Date of Award

Spring 2021

Degree Name

Bachelor of Science



First Advisor

Michael A. Grubb

Second Advisor

Molly Helt


Stimuli previously associated with reward slow response times (RTs) when presented as irrelevant distractors in subsequent, unrewarded tasks (value driven attentional capture, VDAC). Typical VDAC training requires search for one of two experimentally-determined, colored circles and an orientation judgement of a line inside the color-defined target. Reward follows correct responses, associating high- or low-value with specific colors. Distractors rendered in high-value colors consistently slow RTs in an unrewarded test phase, an outcome that is rarely observed for low-value colors. Might this be due to a failure to adequately learn the reward contingencies during training? 22 observers underwent a modified training phase.
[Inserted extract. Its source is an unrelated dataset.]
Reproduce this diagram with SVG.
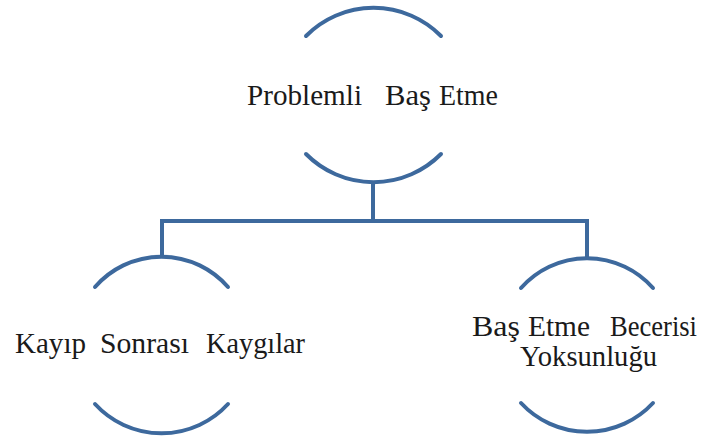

On each trial, two objects were presented. Each object was comprised of distinct features: color, shape, and internal line orientation. Participants chose one object and received high, low, or no reward. Only four colors appeared and two were consistently paired (high- or low-value and a no-value match). The task was to maximize earnings by learning which specific feature predicted reward. Training was followed by the standard VDAC test phase. During training, each value stimulus was chosen significantly more often than its no-value match, confirming learning for both high- and low-value colors. However, only high-value colors engendered VDAC during test, as is typical. Using maximum likelihood estimation, individual RT distributions were fit with a three parameter, exponentially modified Gaussian function and the condition means of the resultant distributions were compared, converging with results from model-free analyses. Stimuli associated with low reward consistently fail to generate VDAC. Our results rule out the possibility that this is due to a failure to learn, as participants developed clear preferences for both low- and high-value colors during training. More research is needed to explain how reward learning interacts with other aspects of cognition to produce robust capture effects.


Senior thesis completed at Trinity College, Hartford CT for the degree of Bachelor of Science in Neuroscience.